Модификационная адаптация 1950-х гг. вынужденно меняла многие структуры, объекты, включая формат Коминформа – детища Сталина и Жданова, а с ним и конспиративистскую ментальность – преграду переменам в социополитической и идеологической сферах[38]
. Субъектно-деятельностный подход к изучению политического менталитета позволяет выделять конспиративистскую ментальность как самостоятельный уровень субъектности. Бинарность конспиративистской ментальности[39]обусловлена тем, что ее неосознанные структуры – более устойчивые образования, менее подверженные изменениям. Осознанные структуры политического менталитета, наоборот, более динамичны и склонны к диверсификации. Это можно подтвердить сравнением конспиративизма Коминформа и мифосимволики советского Торжества, когда в идеологическом осмыслении, гражданском прочтении и общенародном восприятии «чужое» представлялось иначе, нежели в повседневной практике (800-летие Москвы, 70-летие Сталина и др.). В этом проявлялась амбивалентность образа внешнего врага: функциональный для укрепления внутренней интеграции, политической однородности и социетальной идентичности, он оказывался дисфункциональным для современности, требующей терпимости и культурного многообразия. С очевидностью это продемонстрировал Фестивалитет 1957 г. При этом традиционалистское конструирование образа врага по-прежнему осуществлялось посредством формирования враждебных представлений об Они-группах и исходящих от них угрозах, что связывалось с потребностями формирования внутригрупповой идентификации Мы-группы.Когда говорят о политических координатах, не забывают о зрении. Анализ политического контекста «партийного зрения»[40]

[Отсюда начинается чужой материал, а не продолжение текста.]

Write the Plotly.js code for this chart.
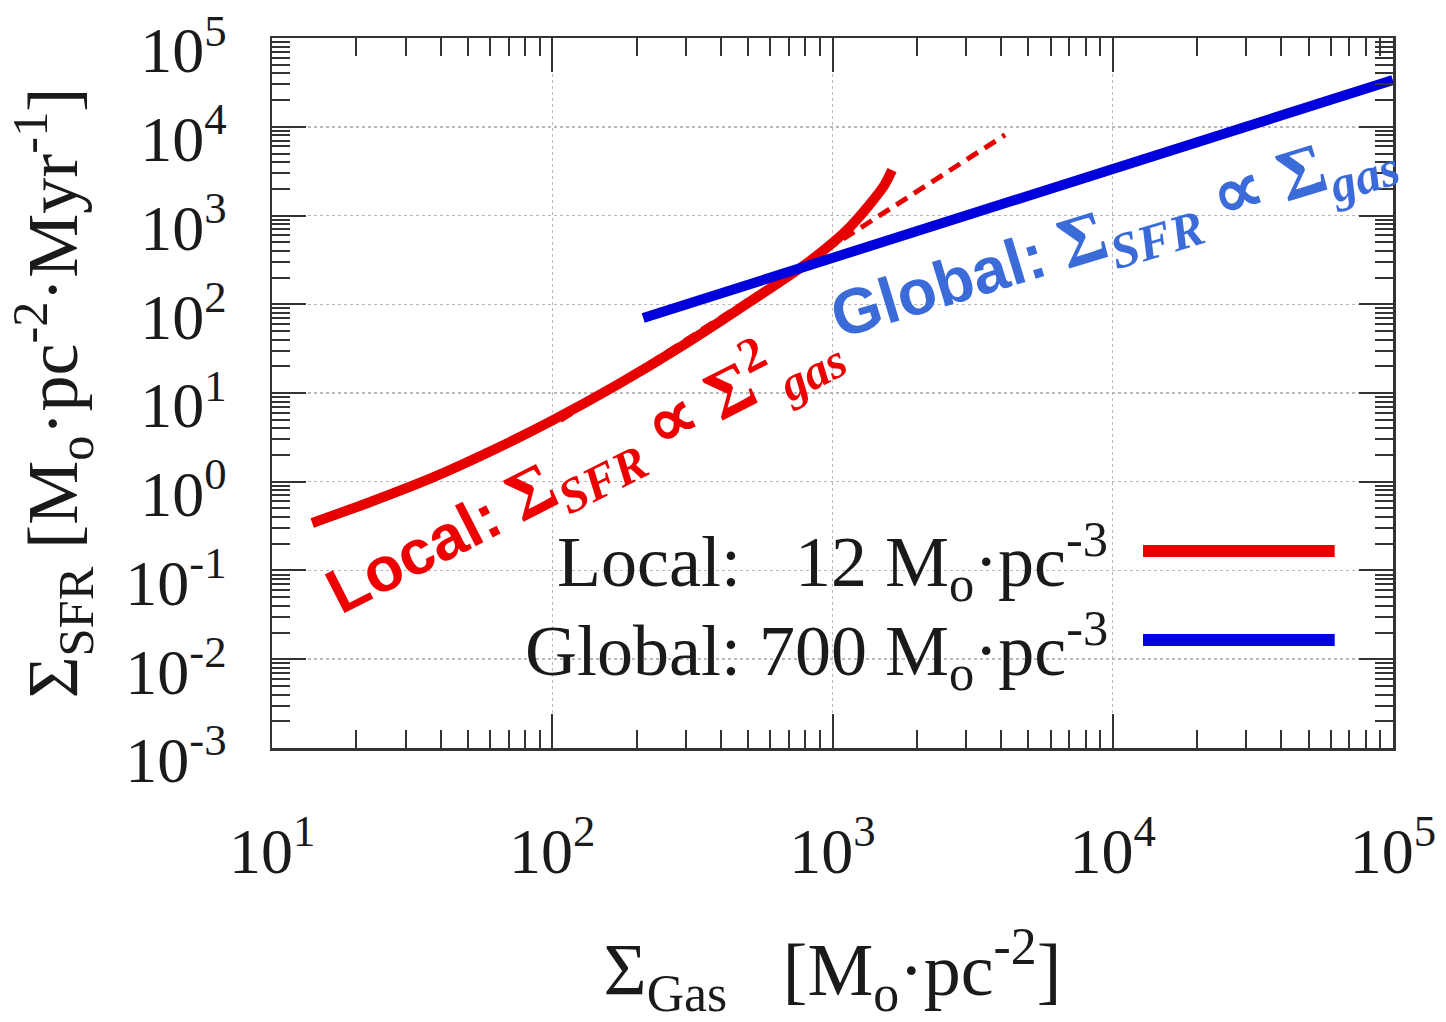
<!DOCTYPE html>
<html>
<head>
<meta charset="utf-8">
<script src="https://cdn.plot.ly/plotly-3.0.1.min.js"></script>
<style>
  html, body { margin: 0; padding: 0; background: #ffffff; }
  #chart { width: 1446px; height: 1022px; }
</style>
</head>
<body>
<div id="chart"></div>
<script>
// Star-formation law: surface density of SFR vs. gas surface density (log-log)

// Local model curve (rho = 12 Mo/pc^3)
const gasLocal = [13.9, 21.8, 37.5, 65.1, 98.2, 170, 293, 508, 831, 1155, 1514, 1631];
const sfrLocal = [0.343, 0.573, 1.12, 2.48, 4.75, 12.3, 34.5, 107, 308, 744, 2078, 3256];

// Quadratic reference line (Sigma_SFR ~ Sigma_gas^2)
const gasQuad = [107, 4130];
const sfrQuad = [4.9, 8100];

// Global model line (rho = 700 Mo/pc^3)
const gasGlobal = [211, 100000];
const sfrGlobal = [70, 33600];

// Series names and key labels
const seriesNames = ['Local', 'Global'];
const legendLabels = [
  'Local:\u00A0\u00A0\u00A012 M<sub>o</sub>·pc<sup>-3</sup>',
  'Global: 700 M<sub>o</sub>·pc<sup>-3</sup>'
];

// Axis ticks
const xTickVals = [1e1, 1e2, 1e3, 1e4, 1e5];
const xTickText = ['10<sup>1</sup>', '10<sup>2</sup>', '10<sup>3</sup>', '10<sup>4</sup>', '10<sup>5</sup>'];
const yTickVals = [1e-3, 1e-2, 1e-1, 1e0, 1e1, 1e2, 1e3, 1e4, 1e5];
const yTickText = ['10<sup>-3</sup>', '10<sup>-2</sup>', '10<sup>-1</sup>', '10<sup>0</sup>', '10<sup>1</sup>',
                   '10<sup>2</sup>', '10<sup>3</sup>', '10<sup>4</sup>', '10<sup>5</sup>'];
const minorMultipliers = [2, 3, 4, 5, 6, 7, 8, 9];

function minorTicks(decades) {
  const out = [];
  for (let i = 0; i < decades.length - 1; i++) {
    for (const m of minorMultipliers) out.push(m * decades[i]);
  }
  return out;
}

const RED = '#e60000';
const BLUE = '#0000dc';
const FRAME = '#333333';
const SERIF = 'Liberation Serif, Times New Roman, serif';
const SANS = 'Liberation Sans, Arial, sans-serif';
const X_RANGE = [0.9995, 5.0005];
const Y_RANGE = [-3.0005, 5.0005];

const traces = [
  {
    x: gasQuad, y: sfrQuad, type: 'scatter', mode: 'lines',
    line: { color: RED, width: 5, dash: '13px,8px' },
    showlegend: false, hoverinfo: 'skip'
  },
  {
    x: gasLocal, y: sfrLocal, type: 'scatter', mode: 'lines', name: seriesNames[0],
    line: { color: RED, width: 10, shape: 'spline', smoothing: 0.7 },
    showlegend: false
  },
  {
    x: gasGlobal, y: sfrGlobal, type: 'scatter', mode: 'lines', name: seriesNames[1],
    line: { color: BLUE, width: 10 },
    showlegend: false
  },
  // carries the minor-tick overlay axes
  { x: [], y: [], xaxis: 'x2', yaxis: 'y2', type: 'scatter', mode: 'lines', showlegend: false, hoverinfo: 'skip' }
];

const majorAxis = {
  type: 'log',
  showline: true, linecolor: FRAME, linewidth: 2.5, mirror: 'allticks',
  ticks: 'inside', ticklen: 34, tickwidth: 2, tickcolor: FRAME,
  showgrid: true, gridcolor: '#b8b8b8', griddash: 'dot', gridwidth: 1.5,
  zeroline: false, ticklabeloverflow: 'allow',
  tickfont: { family: SERIF, size: 64, color: '#1a1a1a' }
};

const minorAxis = {
  type: 'log',
  showline: false, mirror: 'ticks',
  ticks: 'inside', ticklen: 18, tickwidth: 2, tickcolor: FRAME,
  showgrid: false, zeroline: false, showticklabels: false
};

const layout = {
  width: 1446, height: 1022,
  margin: { l: 272, r: 53, t: 38, b: 274 },
  paper_bgcolor: '#ffffff', plot_bgcolor: '#ffffff',
  showlegend: false,
  xaxis: Object.assign({}, majorAxis, {
    range: X_RANGE, tickmode: 'array', tickvals: xTickVals, ticktext: xTickText,
    ticklabelstandoff: 46,
    title: {
      text: 'Σ<sub>Gas</sub>\u00A0\u00A0\u00A0[M<sub>o</sub>·pc<sup>-2</sup>]',
      font: { family: SERIF, size: 74, color: '#1a1a1a' },
      standoff: 62
    }
  }),
  yaxis: Object.assign({}, majorAxis, {
    range: Y_RANGE, tickmode: 'array', tickvals: yTickVals, ticktext: yTickText,
    ticklabelstandoff: 30, ticklabelshift: 12,
    title: {
      text: 'Σ<sub>SFR</sub> [M<sub>o</sub>·pc<sup>-2</sup>·Myr<sup>-1</sup>]',
      font: { family: SERIF, size: 72, color: '#1a1a1a' },
      standoff: 24
    }
  }),
  xaxis2: Object.assign({}, minorAxis, {
    range: X_RANGE, overlaying: 'x', anchor: 'y2', side: 'bottom',
    tickmode: 'array', tickvals: minorTicks(xTickVals)
  }),
  yaxis2: Object.assign({}, minorAxis, {
    range: Y_RANGE, overlaying: 'y', anchor: 'x2', side: 'left',
    tickmode: 'array', tickvals: minorTicks(yTickVals)
  }),
  shapes: [
    // opaque key box
    { type: 'rect', xref: 'paper', yref: 'paper', x0: 0.165, x1: 1, y0: 0.075, y1: 0.342,
      fillcolor: '#ffffff', line: { width: 0 }, layer: 'between' },
    // key line samples
    { type: 'line', xref: 'paper', yref: 'paper', x0: 0.777, x1: 0.948, y0: 0.2775, y1: 0.2775,
      line: { color: RED, width: 12 } },
    { type: 'line', xref: 'paper', yref: 'paper', x0: 0.777, x1: 0.948, y0: 0.152, y1: 0.152,
      line: { color: BLUE, width: 12 } }
  ],
  annotations: [
    { xref: 'paper', yref: 'paper', x: 0.7475, y: 0.262, xanchor: 'right', yanchor: 'middle',
      text: legendLabels[0], showarrow: false, font: { family: SERIF, size: 72, color: '#1a1a1a' } },
    { xref: 'paper', yref: 'paper', x: 0.7475, y: 0.137, xanchor: 'right', yanchor: 'middle',
      text: legendLabels[1], showarrow: false, font: { family: SERIF, size: 72, color: '#1a1a1a' } },
    { xref: 'paper', yref: 'paper', x: 0.276, y: 0.398, xanchor: 'center', yanchor: 'middle',
      textangle: -27, showarrow: false,
      font: { family: SANS, size: 63, color: '#ee0000' },
      text: '<b>Local: </b><span style="font-family:Liberation Serif;font-size:70px"><b>Σ</b><sub><b><i>SFR</i></b></sub> <b>∝</b> <b>Σ</b><sup><b>2</b></sup><sub><b><i>gas</i></b></sub></span>' },
    { xref: 'paper', yref: 'paper', x: 0.751, y: 0.722, xanchor: 'center', yanchor: 'middle',
      textangle: -17, showarrow: false,
      font: { family: SANS, size: 64, color: '#3a6bd8' },
      text: '<b>Global: </b><span style="font-family:Liberation Serif;font-size:72px"><b>Σ</b><sub><b><i>SFR</i></b></sub> <b>∝</b> <b>Σ</b><sub><b><i>gas</i></b></sub></span>' }
  ]
};

Plotly.newPlot('chart', traces, layout, { staticPlot: true, displayModeBar: false });
</script>
</body>
</html>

выявил жесткость дихотомии слепоты/зрения применительно к 1920-1930-м гг.: факт видения/невидения становился в то время политикой. Политическое зрение как визуальный протез власти в разных формах и воплощениях выявляло связь советского бытия с улучшением зрения. Отсюда метафора о советской власти, открывшей людям глаза на мир прошлого и настоящего. Характерно внимание к реально слепым с признанием их права на работу (организация в 1925 г. Всесоюзного общества слепых).1950-е годы отмечены охлаждением жажды «социальной зоркости», правильного «социального зрения» (распознавание носителей литерных номинаций). Менялись визуальные режимы и технологии, оперировавшие реальными образами. Увядала офтальмологическая терминология («Только слепые не видят....»), хотя еще встречались упреки в политической близорукости.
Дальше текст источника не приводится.